- Two judges ordered federal agencies to rehire fired workers
- Three agencies placed fired employees on paid leave
The Trump administration pledged to return more than 25,000 fired federal workers to their jobs rather than keep them on paid leave.
The government on Tuesday said federal agencies are preparing to return the employees to their roles in response to a California judge who said paid leave is not the same as reinstatement.
Paid leave “is not being used to skirt the requirement of reinstatement but is merely a first part of a series of steps to reinstate probationary employees,” the administration said in a court filing.

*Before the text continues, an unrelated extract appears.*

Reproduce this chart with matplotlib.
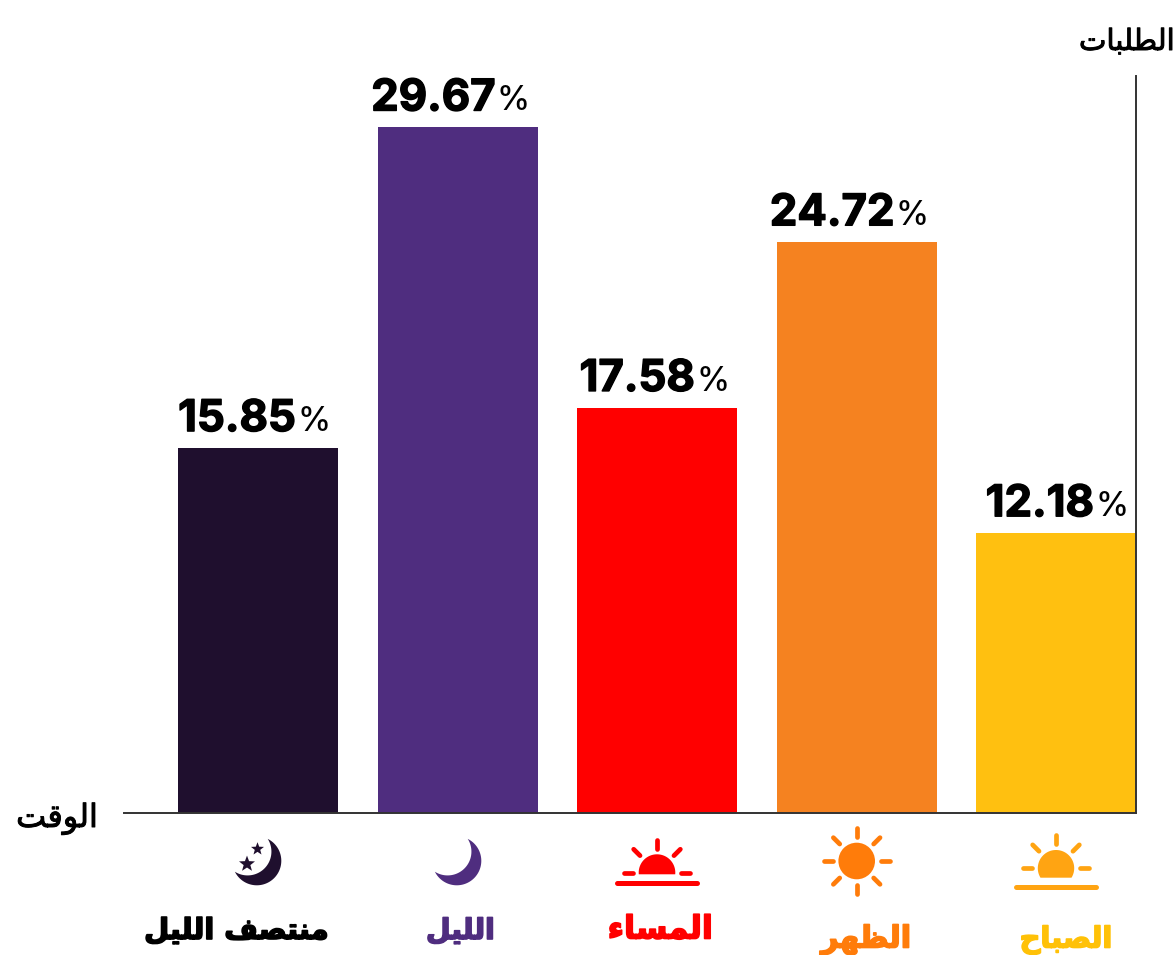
import numpy as np
import matplotlib
matplotlib.use("Agg")
import matplotlib.pyplot as plt
from matplotlib.patches import Circle, Polygon
import matplotlib.patheffects as pe

# Datos del grafico (de izquierda a derecha)
categorias = ["منتصف الليل", "الليل", "المساء", "الظهر", "الصباح"]
valores = [15.85, 29.67, 17.58, 24.72, 12.18]
colores_barra = ["#1f0f2e", "#4f2d7f", "#ff0000", "#f58220", "#ffc010"]
colores_texto = ["#000000", "#4f2d7f", "#ff0000", "#ff7c0a", "#ffc107"]
titulo_y = "الطلبات"
titulo_x = "الوقت"

# Formas de presentacion: aislada, final, inicial, media
FORMAS = {
    "ا": (0xFE8D, 0xFE8E), "ب": (0xFE8F, 0xFE90, 0xFE91, 0xFE92),
    "ت": (0xFE95, 0xFE96, 0xFE97, 0xFE98), "ح": (0xFEA1, 0xFEA2, 0xFEA3, 0xFEA4),
    "ر": (0xFEAD, 0xFEAE), "س": (0xFEB1, 0xFEB2, 0xFEB3, 0xFEB4),
    "ص": (0xFEB9, 0xFEBA, 0xFEBB, 0xFEBC), "ط": (0xFEC1, 0xFEC2, 0xFEC3, 0xFEC4),
    "ظ": (0xFEC5, 0xFEC6, 0xFEC7, 0xFEC8), "ف": (0xFED1, 0xFED2, 0xFED3, 0xFED4),
    "ق": (0xFED5, 0xFED6, 0xFED7, 0xFED8), "ل": (0xFEDD, 0xFEDE, 0xFEDF, 0xFEE0),
    "م": (0xFEE1, 0xFEE2, 0xFEE3, 0xFEE4), "ن": (0xFEE5, 0xFEE6, 0xFEE7, 0xFEE8),
    "ه": (0xFEE9, 0xFEEA, 0xFEEB, 0xFEEC), "و": (0xFEED, 0xFEEE),
    "ي": (0xFEF1, 0xFEF2, 0xFEF3, 0xFEF4), "ء": (0xFE80,),
}


def arabe(texto):
    """Une las letras y las deja en orden visual, matplotlib no lo hace"""
    salida = []
    for n, letra in enumerate(texto):
        if letra not in FORMAS:
            salida.append(letra)
            continue
        prev = texto[n - 1] if n > 0 else " "
        sig = texto[n + 1] if n + 1 < len(texto) else " "
        une_prev = prev in FORMAS and len(FORMAS[prev]) == 4
        une_sig = sig in FORMAS and len(FORMAS[letra]) == 4
        formas = FORMAS[letra]
        if une_prev and une_sig:
            cod = formas[3]
        elif une_prev:
            cod = formas[1]
        elif une_sig:
            cod = formas[2]
        else:
            cod = formas[0]
        salida.append(chr(cod))
    return "".join(reversed(salida))


def grueso(ancho, color):
    return [pe.withStroke(linewidth=ancho, foreground=color)]


fig = plt.figure(figsize=(11.76, 9.55), dpi=100)
ax = fig.add_axes([124 / 1176, (955 - 813) / 955, 1012 / 1176, 737 / 955])
ax.bar(range(5), valores, width=0.802, color=colores_barra)
ax.set_xlim(-0.672, 4.401)
ax.set_ylim(0.12, 31.89)
ax.set_xticks([])
ax.set_yticks([])
ax.spines["top"].set_visible(False)
ax.spines["left"].set_visible(False)
ax.spines["right"].set_color("#333333")
ax.spines["bottom"].set_color("#333333")
ax.spines["right"].set_linewidth(1.4)
ax.spines["bottom"].set_linewidth(1.4)

# Porcentajes encima de cada barra
for i, v in enumerate(valores):
    ax.annotate(f"{v:.2f}", (i, v), xytext=(38, 17), textcoords="offset pixels",
                ha="right", va="baseline", fontsize=31.5, fontweight="bold",
                family="Inter", color="black", path_effects=grueso(1.0, "black"))
    ax.annotate("%", (i, v), xytext=(39, 17), textcoords="offset pixels",
                ha="left", va="baseline", fontsize=24, fontweight="medium",
                family="Inter", color="black")

# Capa en pixeles para iconos y textos de abajo
capa = fig.add_axes([0, 0, 1, 1], facecolor="none")
capa.set_xlim(0, 1176)
capa.set_ylim(955, 0)
capa.axis("off")


def sol(cx, cy, r, color, corte=None, horizonte=None, mitad=40):
    """Sol con rayos, y con horizonte si esta saliendo"""
    if corte is None:
        capa.add_patch(Circle((cx, cy), r, color=color, lw=0))
    else:
        t = np.linspace(0, 2 * np.pi, 200)
        px = cx + r * np.cos(t)
        py = np.minimum(cy + r * np.sin(t), corte)
        capa.add_patch(Polygon(np.c_[px, py], color=color, lw=0))
    for ang in range(0, 360, 45):
        if horizonte is not None and 0 < ang < 180:
            continue  # el eje y crece hacia abajo, estos quedan bajo el horizonte
        a = np.radians(ang)
        capa.plot([cx + 24 * np.cos(a), cx + 33 * np.cos(a)],
                  [cy + 24 * np.sin(a), cy + 33 * np.sin(a)],
                  color=color, lw=3.4, solid_capstyle="round")
    if horizonte is not None:
        capa.plot([cx - mitad, cx + mitad], [horizonte, horizonte], color=color,
                  lw=3.6, solid_capstyle="round")


def luna(cx, cy, r, color, grosor=13):
    """Media luna: circulo menos el mismo circulo corrido hacia arriba a la izquierda"""
    t = np.radians(np.linspace(-63.5, 153.5, 80))
    borde = np.c_[cx + r * np.cos(t), cy + r * np.sin(t)]
    ix = cx - grosor * np.cos(np.radians(45))
    iy = cy - grosor * np.sin(np.radians(45))
    r2 = np.hypot(borde[0, 0] - ix, borde[0, 1] - iy)
    a0 = np.arctan2(borde[-1, 1] - iy, borde[-1, 0] - ix)
    a1 = np.arctan2(borde[0, 1] - iy, borde[0, 0] - ix)
    s = np.linspace(a0, a1, 80)
    dentro = np.c_[ix + r2 * np.cos(s), iy + r2 * np.sin(s)]
    capa.add_patch(Polygon(np.r_[borde, dentro], color=color, lw=0))


def estrella(cx, cy, r, color):
    ang = np.radians(-90 + 36 * np.arange(10))
    rad = np.where(np.arange(10) % 2 == 0, r, r * 0.42)
    capa.add_patch(Polygon(np.c_[cx + rad * np.cos(ang), cy + rad * np.sin(ang)], color=color, lw=0))


luna(256.8, 860.8, 24.5, "#1f0f2e")
estrella(257.5, 849, 6.8, "#1f0f2e")
estrella(247, 864, 8.4, "#1f0f2e")
luna(456.8, 860.8, 24.5, "#4f2d7f")
sol(657, 872.6, 18.3, "#ff0000", corte=874.3, horizonte=883.3)
sol(856.7, 861, 18.3, "#ff7c0a")
sol(1056, 868.2, 18.2, "#ffa412", corte=877.7, horizonte=887.3)

# Nombres de las franjas horarias
centros = [236.5, 460.5, 660.5, 866, 1066]
bases = [939, 939, 938.5, 947.5, 947.5]
tamanos = [20.8, 20.4, 23, 21.8, 20.8]
for nombre, cx, y, tam, col in zip(categorias, centros, bases, tamanos, colores_texto):
    capa.text(cx, y, arabe(nombre), ha="center", va="baseline", fontsize=tam,
              fontweight="bold", family="DejaVu Sans", color=col,
              path_effects=grueso(1.2, col))

capa.text(1175, 50, arabe(titulo_y), ha="right", va="baseline", fontsize=21,
          family="DejaVu Sans", color="black", path_effects=grueso(0.7, "black"))
capa.text(98, 827, arabe(titulo_x), ha="right", va="baseline", fontsize=23,
          family="DejaVu Sans", color="black", path_effects=grueso(0.7, "black"))

fig.savefig("out.png", dpi=100)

The government pointed to a Monday filing in a Maryland court outlining how many employees have been fired. The Energy and Agriculture Departments are paying their staff while they finish paperwork to bring them back to work, the agency HR chiefs said in the filing.
Treasury plans to pay 7,613 fired probationary employees but not assign them work, Treasury Department official Trevor Norris said in the same notice. Returning the staff to their jobs would create chaos if an appellate court later reverses a lower court’s order, he said.
“Employees could be subjected to multiple changes in their employment status in a matter of weeks,” Norris said.
President Donald Trump himself has said that cuts to the workforce are supposed to cut those who aren’t working.
“When we cut, we want to cut, but we want to cut the people that aren’t working or not doing a good job,” he told reporters recently.
The case is Am. Fed. of Gov’t Emp. v. OPM, N.D. Cal., No. 3:25-cv-01780, 3/18/25.